L’autolesionismo fisico tra i fenomeni inesplorati del mondo giovanile

Uno dei primi presupposti e capisaldi centrali per la crescita di una sensibilità critica nella società contemporanea è certamente costituito dalla libertà di stampa, in cui il conoscere è tutto. 
Oggi viviamo in questa prospettiva un periodo alquanto problematico sotto diversi aspetti. Tra i fenomeni meno conosciuti che attanagliano la società moderna ve ne sono alcuni che colpiscono soprattutto i giovani, non soltanto nel corpo, ma per così dire nella loro anima. Tutti conosciamo ed assistiamo impotenti al dilagare del consumo di sostanze stupefacenti a costi e verso utenti sempre minori. Un altro fenomeno connesso al disagio sociale giovanile è quello dei disturbi alimentari: come la bulimia e soprattutto il suo esatto contrario, cioè l’anoressia. 
Vi sono poi dei fenomeni legati alla violenza da parte di adulti e tra minori coetanei, soprattutto di natura sessuale in realtà particolarmente degradate. Ma un fenomeno spesso sottostimato, in quanto di difficile emersione è rappresentato dall’autolesionismo fisico dei giovani. Tale tipologia costituisce un argomento di indagine sempre più ricorrente negli studi realizzati da esperti del disagio giovanile.

Dai più recenti dibattiti su tale preoccupante tematica emerge che i motivi che spingono i ragazzi verso l’autolesionismo sono sempre più numerosi, tanto che esso è diventato oggetto di monitoraggio da parte delle istituzioni pubbliche e delle forze dell’ordine. Tra i molteplici studi di settore, dibattiti, conferenze e summit in materia, di recente si è tenuto a Vicenza il 3 e 4 scorso il Convegno su “Autolesionismo, disturbi alimentari e disturbi di personalità”, patrocinato dalla Sisdca cioè dalla Società italiana per lo studio dei disturbi del comportamento giovanile che ha reso nota una serie di esperienze da cui viene fuori un dato allarmante. 

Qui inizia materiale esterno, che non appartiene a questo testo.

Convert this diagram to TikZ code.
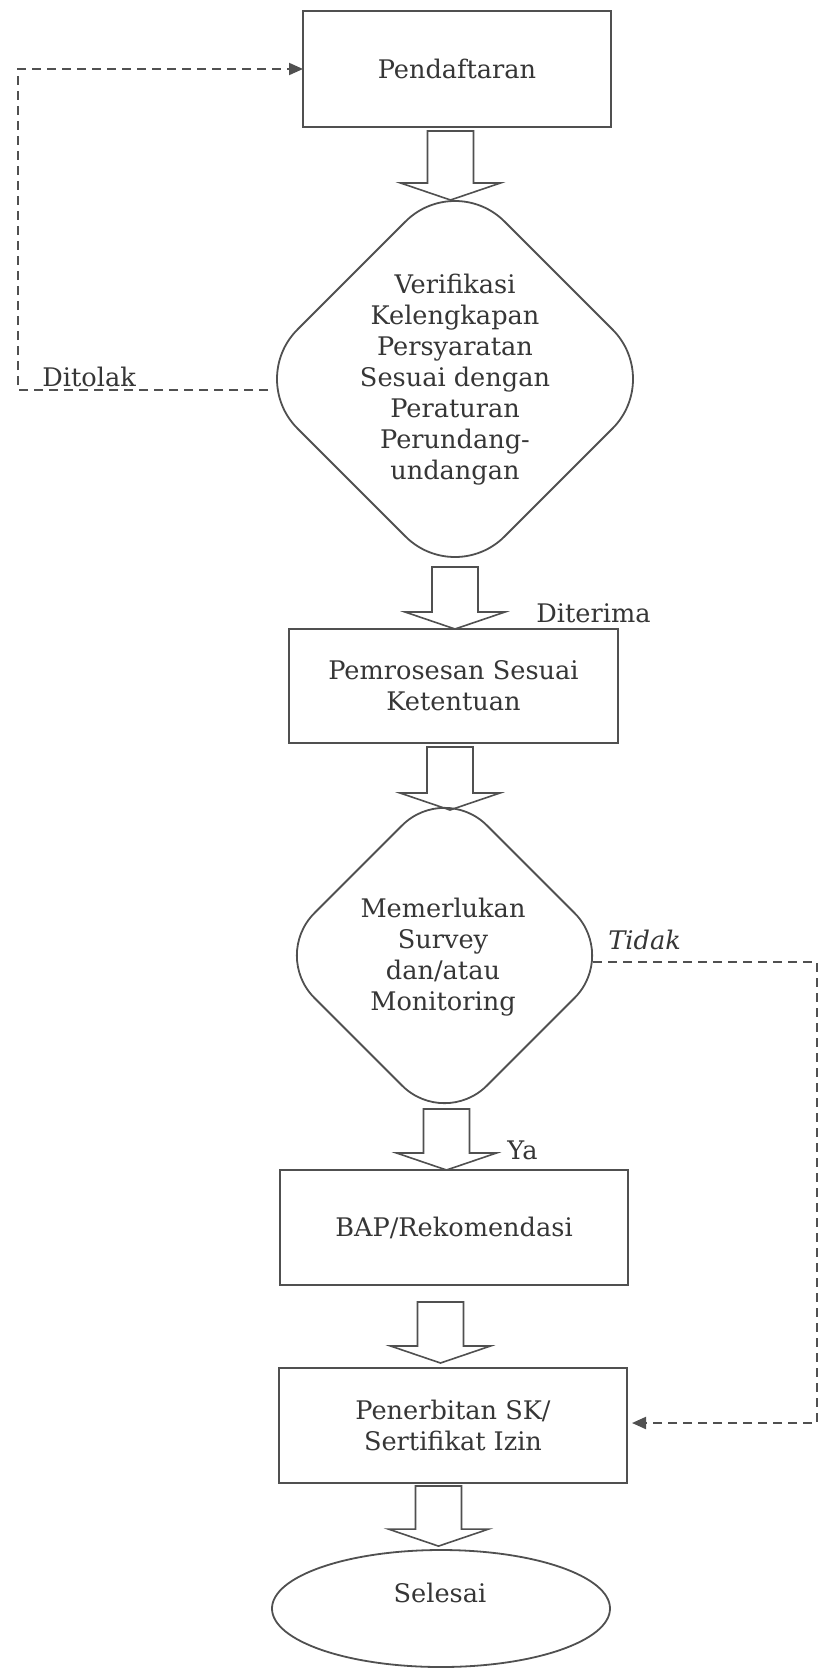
\documentclass[tikz,border=0pt]{standalone}
\usepackage{fontspec}
\setmainfont{DejaVu Serif}
\usetikzlibrary{shapes.geometric,calc,arrows.meta}
\definecolor{ln}{HTML}{505050}
\definecolor{tx}{HTML}{363636}
\newcommand\barrow[2]{\draw[barr] let \p1=#1, \p2=#2 in
  (\x2-11.5pt,\y1) -- (\x2-11.5pt,\y2+8.5pt) -- (\x2-25pt,\y2+8.5pt) -- (\x2,\y2)
  -- (\x2+25pt,\y2+8.5pt) -- (\x2+11.5pt,\y2+8.5pt) -- (\x2+11.5pt,\y1) -- cycle;}
\begin{document}
\begin{tikzpicture}[x=0.5pt,y=-0.5pt,
  font=\fontsize{12.8}{15.5}\selectfont, text=tx,
  box/.style={draw=ln, line width=1.1pt, rectangle, inner sep=0pt, outer sep=0pt, align=center},
  dia/.style={draw=ln, line width=0.9pt, diamond, inner sep=0pt, outer sep=0pt},
  txt/.style={align=center, inner sep=0pt},
  lbl/.style={anchor=west, inner sep=0pt},
  dashline/.style={draw=ln, line width=1pt, dash pattern=on 4.5pt off 3pt},
  tip/.style={-{Triangle[length=7pt,width=6pt]}},
  barr/.style={draw=ln, line width=0.8pt}]
\fill[white] (0,0) rectangle (824,1669);
\useasboundingbox (0,0) rectangle (824,1669);

% nodes
\node[box, minimum width=154pt, minimum height=58pt] (p1) at (457,69) {Pendaftaran};
\node[dia, minimum width=207pt, minimum height=207pt, rounded corners=35pt] (d1) at (455,379) {};
\node[txt] (t1) at (455,380) {Verifikasi\\Kelengkapan\\Persyaratan\\Sesuai dengan\\Peraturan\\Perundang-\\undangan};
\node[lbl] (lt) at (42,377) {Ditolak};
\node[box, minimum width=164.5pt, minimum height=57pt] (p2) at (453.5,686) {Pemrosesan Sesuai\\Ketentuan};
\node[lbl] (lr) at (536,613) {Diterima};
\node[dia, minimum width=172.5pt, minimum height=172.5pt, rounded corners=30pt] (d2) at (444.5,955.5) {};
\node[txt] (t2) at (443,957) {Memerlukan\\Survey\\dan/atau\\Monitoring};
\node[lbl] (lk) at (608,940) {\itshape Tidak};
\node[lbl] (ly) at (507,1150) {Ya};
\node[box, minimum width=174pt, minimum height=57.5pt] (p3) at (454,1227.5) {BAP/Rekomendasi};
\node[box, minimum width=174pt, minimum height=57.5pt] (p4) at (453,1425.5) {Penerbitan SK/\\Sertifikat Izin};
\node[draw=ln, line width=0.9pt, ellipse, minimum width=169pt, minimum height=58.5pt, inner sep=0pt] (e) at (441,1608.5) {};
\node[txt] (te) at (440,1593) {Selesai};

% block arrows
\barrow{($(p1.south)+(-6.5,4)$)}{($(d1.north)+(-4.5,28)$)}
\barrow{($(d1.south)+(0,-19)$)}{($(p2.north)+(1.5,0)$)}
\barrow{($(p2.south)+(0,4)$)}{($(d2.north)+(5.5,27)$)}
\barrow{($(d2.south)+(0,-19)$)}{($(p3.north)+(-7.5,0)$)}
\barrow{($(p3.south)+(0,17)$)}{($(p4.north)+(-12.5,-5)$)}
\barrow{($(p4.south)+(0,3)$)}{($(e.north)+(-2.5,-3)$)}

% dashed connectors
\coordinate (cl) at (18,390);
\draw[dashline, tip] ($(d1.west)+(20,11)$) -- (cl) |- (p1.west);
\coordinate (cr) at (817,962);
\draw[dashline, tip] ($(d2.east)+(-24,6.5)$) -- (cr) |- ($(p4.east)+(5,-2.5)$);
\end{tikzpicture}
\end{document}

Secondo tale analisi, che s’è avvalsa anche dell’apporto di esperti internazionali ed in particolare di prestigiosi clinici belgi, emerge un comportamento con frequenza e intensità variabili, che può arrivare in casi estremi a compromettere l’integrità fisica del soggetto. Infatti, oltre il 20% dei giovani italiani ammetterebbe di essere tecnicamente autolesionista, ossia di essersi volontariamente procurato ferite, escoriazioni, ematomi, graffi, tagli, lividi, bruciature o traumi almeno una volta con gravi e pericolosi propositi, talvolta anche suicidi (secondo alcune statistiche la morte sopraggiungerebbe nel 9-10% di analoghi tentativi). 
Le ragioni possono essere varie (per provare nuove emozioni, per noia, per masochismo e soprattutto per lenire emozioni negative, per ottenere l’attenzione degli altri, per entrare in uno stato di torpore o insensibilità, per ‘sballare’, per sentirsi o non sentirsi diverso, ma tra tutte primeggia una causa costante: il mancato livello di integrazione sociale, specialmente a scuola ed in famiglia. In particolare, tali comportamenti sono più frequenti nei pazienti con disturbi alimentari, come le suddette anoressia e bulimia. Il dato é nuovo, se non per gli addetti ai lavori, per la maggior parte dei media. 
Quasi un quarto dei giovani (otre il 23%) delle scuole superiori (con un’età media di esordio di circa 13 anni) ed oltre il 20% degli universitari avrebbe sperimentato in passato episodi di autolesionismo. 
Un popolo che si vanta di essere la culla della civiltà deve necessariamente promuovere non solo lo sviluppo di una coscienza sociale e ambientale, ma anche la consapevolezza e la conoscenza di fatti, idee ed opinioni, presupposti indefettibili per formarsi una coscienza critica.